* Exercise requirements *
Write out the entire listing below exactly as it appears, minus any pictures.

[Start of Recorded information]

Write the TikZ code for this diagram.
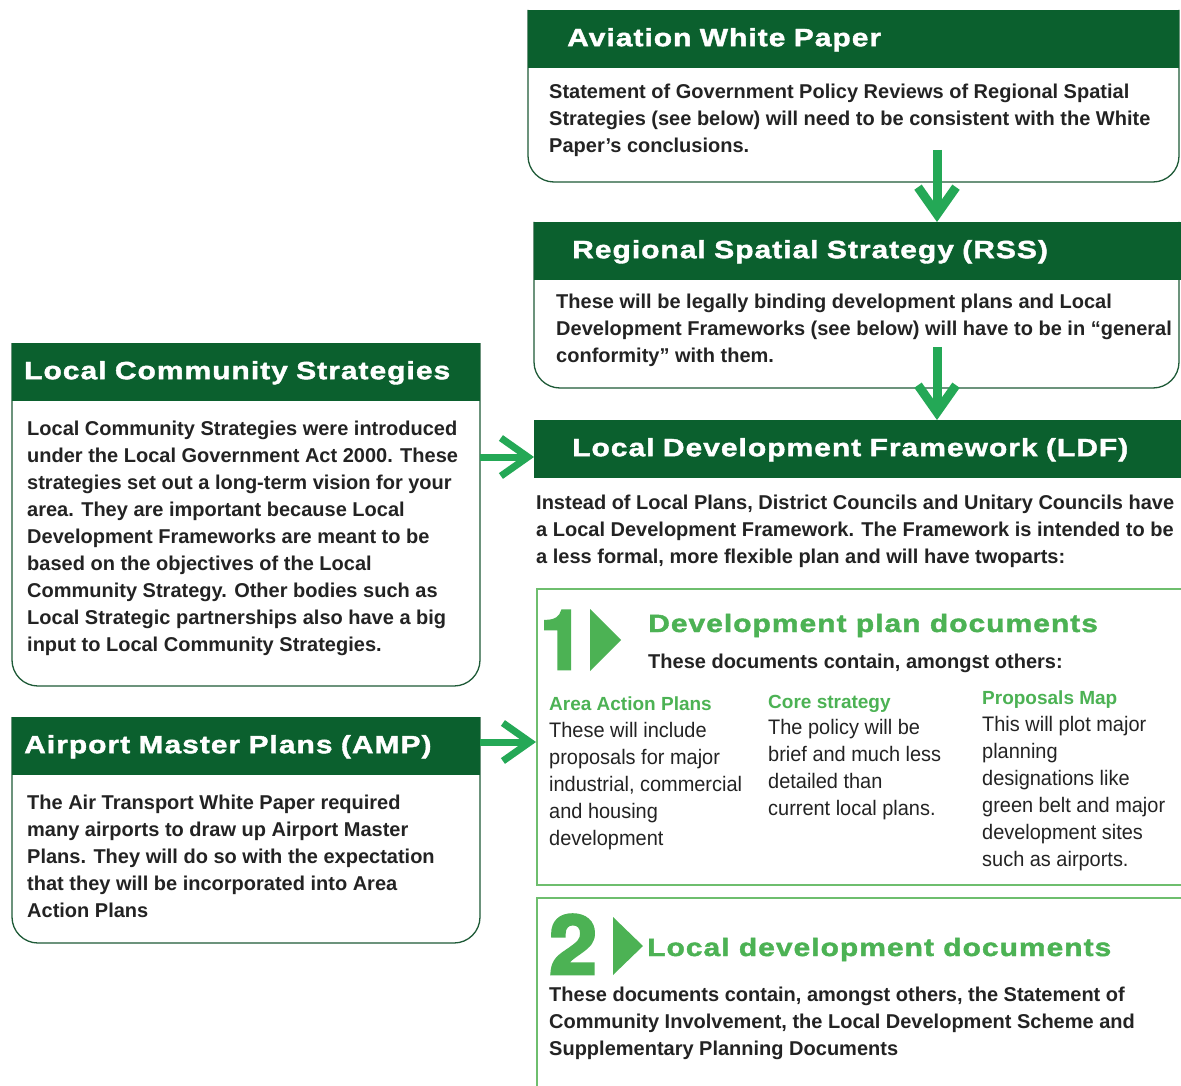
\documentclass[tikz,border=0pt]{standalone}
\usepackage{fontspec}
\setmainfont{Liberation Sans}
\newfontfamily\headFont[FakeStretch=1.2,LetterSpace=4,FakeBold=1.6]{Liberation Sans}
\newfontfamily\numFont[FakeStretch=1.05,FakeBold=3.5]{TeX Gyre Heros}
\newfontfamily\oneFont[FakeStretch=0.95,FakeBold=3.5]{TeX Gyre Heros}
\newfontfamily\narrowFont[FakeStretch=0.95]{Liberation Sans}
\usetikzlibrary{arrows.meta}

\begin{document}
\begin{tikzpicture}[x=1pt,y=-1pt,
  headBar/.style={fill=headColor,text=white,anchor=north west,minimum height=58pt,inner ysep=0pt,align=left,text height=18pt,text depth=4pt,font=\headFont\bfseries\fontsize{25}{30}\selectfont},
  bodyText/.style={anchor=base west,inner sep=0pt,align=left,text=textColor,font=\bfseries\fontsize{20}{27}\selectfont},
  colHead/.style={anchor=base west,inner sep=0pt,text=numColor,font=\bfseries\fontsize{19}{24}\selectfont},
  colText/.style={anchor=base west,inner sep=0pt,align=left,text=textColor,font=\narrowFont\fontsize{21}{27}\selectfont},
  greenTitle/.style={anchor=base west,inner sep=0pt,text=numColor,font=\headFont\bfseries\fontsize{25}{30}\selectfont},
  bigNum/.style={anchor=base west,inner sep=0pt,text=numColor,font=\numFont\bfseries\fontsize{82}{90}\selectfont},
  boxLine/.style={draw=lineColor,line width=1.3pt,rounded corners=26pt},
  docBox/.style={draw=docColor,line width=2pt,anchor=north west,inner sep=0pt},
  flow/.style={draw=arrowColor,line width=9pt,-{Straight Barb[length=27pt,width=38pt]}}]
\definecolor{headColor}{RGB}{11,96,46}
\definecolor{lineColor}{RGB}{30,90,55}
\definecolor{textColor}{RGB}{35,35,35}
\definecolor{numColor}{RGB}{76,178,84}
\definecolor{docColor}{RGB}{110,190,110}
\definecolor{arrowColor}{RGB}{36,168,86}
\path[use as bounding box,fill=white] (0,0) rectangle (1181,1086);
\begin{scope}
\path[clip] (0,0) rectangle (1181,1086);

\draw[boxLine] (528,10) -- (528,182) -- (1179,182) -- (1179,10);
\node[headBar,minimum width=651pt,text width=573pt,inner xsep=39pt] (awp) at (528,10) {Aviation White Paper};
\node[bodyText] (awpText) at (549,153) {Statement of Government Policy Reviews of Regional Spatial\\Strategies (see below) will need to be consistent with the White\\Paper's conclusions.};

\draw[boxLine] (534,222) -- (534,388) -- (1179,388) -- (1179,222);
\node[headBar,minimum width=647pt,text width=571pt,inner xsep=38pt] (rss) at (534,222) {Regional Spatial Strategy (RSS)};
\node[bodyText] (rssText) at (556,362) {These will be legally binding development plans and Local\\Development Frameworks (see below) will have to be in “general\\conformity” with them.};

\node[headBar,minimum width=647pt,text width=571pt,inner xsep=38pt] (ldf) at (534,420) {Local Development Framework (LDF)};
\node[bodyText] (ldfText) at (536,563) {Instead of Local Plans, District Councils and Unitary Councils have\\a Local Development Framework. The Framework is intended to be\\a less formal, more flexible plan and will have twoparts:};

\draw[boxLine] (12,343) -- (12,686) -- (480,686) -- (480,343);
\node[headBar,minimum width=468pt,text width=444pt,inner xsep=12pt] (lcs) at (12,343) {Local Community Strategies};
\node[bodyText] (lcsText) at (27,651) {Local Community Strategies were introduced\\under the Local Government Act 2000. These\\strategies set out a long-term vision for your\\area. They are important because Local\\Development Frameworks are meant to be\\based on the objectives of the Local\\Community Strategy. Other bodies such as\\Local Strategic partnerships also have a big\\input to Local Community Strategies.};

\draw[boxLine] (12,717) -- (12,943) -- (480,943) -- (480,717);
\node[headBar,minimum width=468pt,text width=444pt,inner xsep=12pt] (amp) at (12,717) {Airport Master Plans (AMP)};
\node[bodyText] (ampText) at (27,917) {The Air Transport White Paper required\\many airports to draw up Airport Master\\Plans. They will do so with the expectation\\that they will be incorporated into Area\\Action Plans};

\node[docBox,minimum width=660pt,minimum height=296pt] (dpd) at (536,588) {};
\node[bigNum,font=\oneFont\bfseries\fontsize{82}{90}\selectfont] (numOne) at (540,669) {1};
\fill[numColor] (590,609) -- (621,640) -- (590,671) -- cycle;
\node[greenTitle] (dpdTitle) at (648,632) {Development plan documents};
\node[bodyText] (dpdText) at (648,668) {These documents contain, amongst others:};
\node[colHead] (aapHead) at (549,710) {Area Action Plans};
\node[colText] (aapText) at (549,845) {These will include\\proposals for major\\industrial, commercial\\and housing\\development};
\node[colHead] (coreHead) at (768,708) {Core strategy};
\node[colText] (coreText) at (768,815) {The policy will be\\brief and much less\\detailed than\\current local plans.};
\node[colHead] (mapHead) at (982,704) {Proposals Map};
\node[colText] (mapText) at (982,866) {This will plot major\\planning\\designations like\\green belt and major\\development sites\\such as airports.};

\node[docBox,minimum width=660pt,minimum height=220pt] (dld) at (536,897) {};
\node[bigNum] (numTwo) at (549,974) {2};
\fill[numColor] (613,917) -- (643,946) -- (613,975) -- cycle;
\node[greenTitle] (dldTitle) at (647,956) {Local development documents};
\node[bodyText] (dldText) at (549,1055) {These documents contain, amongst others, the Statement of\\Community Involvement, the Local Development Scheme and\\Supplementary Planning Documents};

\coordinate (awpFoot) at (937,150);
\coordinate (rssFoot) at (937,347);
\coordinate (lcsSide) at (480,457);
\coordinate (ampSide) at (480,742);
\draw[flow] (awpFoot) -- (awpFoot |- rss.north);
\draw[flow] (rssFoot) -- (rssFoot |- ldf.north);
\draw[flow,line width=7pt] (lcsSide) -- (lcsSide -| ldf.west);
\draw[flow,line width=7pt] (ampSide) -- (ampSide -| dpd.west);
\end{scope}
\end{tikzpicture}
\end{document}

[End of Recorded information]

* Solution to this problem *
Write the TikZ code for this diagram.
\documentclass[tikz,border=0pt]{standalone}
\usepackage{fontspec}
\setmainfont{Liberation Sans}
\newfontfamily\headFont[FakeStretch=1.2,LetterSpace=4,FakeBold=1.6]{Liberation Sans}
\newfontfamily\numFont[FakeStretch=1.05,FakeBold=3.5]{TeX Gyre Heros}
\newfontfamily\oneFont[FakeStretch=0.95,FakeBold=3.5]{TeX Gyre Heros}
\newfontfamily\narrowFont[FakeStretch=0.95]{Liberation Sans}
\usetikzlibrary{arrows.meta}

\begin{document}
\begin{tikzpicture}[x=1pt,y=-1pt,
  headBar/.style={fill=headColor,text=white,anchor=north west,minimum height=58pt,inner ysep=0pt,align=left,text height=18pt,text depth=4pt,font=\headFont\bfseries\fontsize{25}{30}\selectfont},
  bodyText/.style={anchor=base west,inner sep=0pt,align=left,text=textColor,font=\bfseries\fontsize{20}{27}\selectfont},
  colHead/.style={anchor=base west,inner sep=0pt,text=numColor,font=\bfseries\fontsize{19}{24}\selectfont},
  colText/.style={anchor=base west,inner sep=0pt,align=left,text=textColor,font=\narrowFont\fontsize{21}{27}\selectfont},
  greenTitle/.style={anchor=base west,inner sep=0pt,text=numColor,font=\headFont\bfseries\fontsize{25}{30}\selectfont},
  bigNum/.style={anchor=base west,inner sep=0pt,text=numColor,font=\numFont\bfseries\fontsize{82}{90}\selectfont},
  boxLine/.style={draw=lineColor,line width=1.3pt,rounded corners=26pt},
  docBox/.style={draw=docColor,line width=2pt,anchor=north west,inner sep=0pt},
  flow/.style={draw=arrowColor,line width=9pt,-{Straight Barb[length=27pt,width=38pt]}}]
\definecolor{headColor}{RGB}{11,96,46}
\definecolor{lineColor}{RGB}{30,90,55}
\definecolor{textColor}{RGB}{35,35,35}
\definecolor{numColor}{RGB}{76,178,84}
\definecolor{docColor}{RGB}{110,190,110}
\definecolor{arrowColor}{RGB}{36,168,86}
\path[use as bounding box,fill=white] (0,0) rectangle (1181,1086);
\begin{scope}
\path[clip] (0,0) rectangle (1181,1086);

\draw[boxLine] (528,10) -- (528,182) -- (1179,182) -- (1179,10);
\node[headBar,minimum width=651pt,text width=573pt,inner xsep=39pt] (awp) at (528,10) {Aviation White Paper};
\node[bodyText] (awpText) at (549,153) {Statement of Government Policy Reviews of Regional Spatial\\Strategies (see below) will need to be consistent with the White\\Paper's conclusions.};

\draw[boxLine] (534,222) -- (534,388) -- (1179,388) -- (1179,222);
\node[headBar,minimum width=647pt,text width=571pt,inner xsep=38pt] (rss) at (534,222) {Regional Spatial Strategy (RSS)};
\node[bodyText] (rssText) at (556,362) {These will be legally binding development plans and Local\\Development Frameworks (see below) will have to be in “general\\conformity” with them.};

\node[headBar,minimum width=647pt,text width=571pt,inner xsep=38pt] (ldf) at (534,420) {Local Development Framework (LDF)};
\node[bodyText] (ldfText) at (536,563) {Instead of Local Plans, District Councils and Unitary Councils have\\a Local Development Framework. The Framework is intended to be\\a less formal, more flexible plan and will have twoparts:};

\draw[boxLine] (12,343) -- (12,686) -- (480,686) -- (480,343);
\node[headBar,minimum width=468pt,text width=444pt,inner xsep=12pt] (lcs) at (12,343) {Local Community Strategies};
\node[bodyText] (lcsText) at (27,651) {Local Community Strategies were introduced\\under the Local Government Act 2000. These\\strategies set out a long-term vision for your\\area. They are important because Local\\Development Frameworks are meant to be\\based on the objectives of the Local\\Community Strategy. Other bodies such as\\Local Strategic partnerships also have a big\\input to Local Community Strategies.};

\draw[boxLine] (12,717) -- (12,943) -- (480,943) -- (480,717);
\node[headBar,minimum width=468pt,text width=444pt,inner xsep=12pt] (amp) at (12,717) {Airport Master Plans (AMP)};
\node[bodyText] (ampText) at (27,917) {The Air Transport White Paper required\\many airports to draw up Airport Master\\Plans. They will do so with the expectation\\that they will be incorporated into Area\\Action Plans};

\node[docBox,minimum width=660pt,minimum height=296pt] (dpd) at (536,588) {};
\node[bigNum,font=\oneFont\bfseries\fontsize{82}{90}\selectfont] (numOne) at (540,669) {1};
\fill[numColor] (590,609) -- (621,640) -- (590,671) -- cycle;
\node[greenTitle] (dpdTitle) at (648,632) {Development plan documents};
\node[bodyText] (dpdText) at (648,668) {These documents contain, amongst others:};
\node[colHead] (aapHead) at (549,710) {Area Action Plans};
\node[colText] (aapText) at (549,845) {These will include\\proposals for major\\industrial, commercial\\and housing\\development};
\node[colHead] (coreHead) at (768,708) {Core strategy};
\node[colText] (coreText) at (768,815) {The policy will be\\brief and much less\\detailed than\\current local plans.};
\node[colHead] (mapHead) at (982,704) {Proposals Map};
\node[colText] (mapText) at (982,866) {This will plot major\\planning\\designations like\\green belt and major\\development sites\\such as airports.};

\node[docBox,minimum width=660pt,minimum height=220pt] (dld) at (536,897) {};
\node[bigNum] (numTwo) at (549,974) {2};
\fill[numColor] (613,917) -- (643,946) -- (613,975) -- cycle;
\node[greenTitle] (dldTitle) at (647,956) {Local development documents};
\node[bodyText] (dldText) at (549,1055) {These documents contain, amongst others, the Statement of\\Community Involvement, the Local Development Scheme and\\Supplementary Planning Documents};

\coordinate (awpFoot) at (937,150);
\coordinate (rssFoot) at (937,347);
\coordinate (lcsSide) at (480,457);
\coordinate (ampSide) at (480,742);
\draw[flow] (awpFoot) -- (awpFoot |- rss.north);
\draw[flow] (rssFoot) -- (rssFoot |- ldf.north);
\draw[flow,line width=7pt] (lcsSide) -- (lcsSide -| ldf.west);
\draw[flow,line width=7pt] (ampSide) -- (ampSide -| dpd.west);
\end{scope}
\end{tikzpicture}
\end{document}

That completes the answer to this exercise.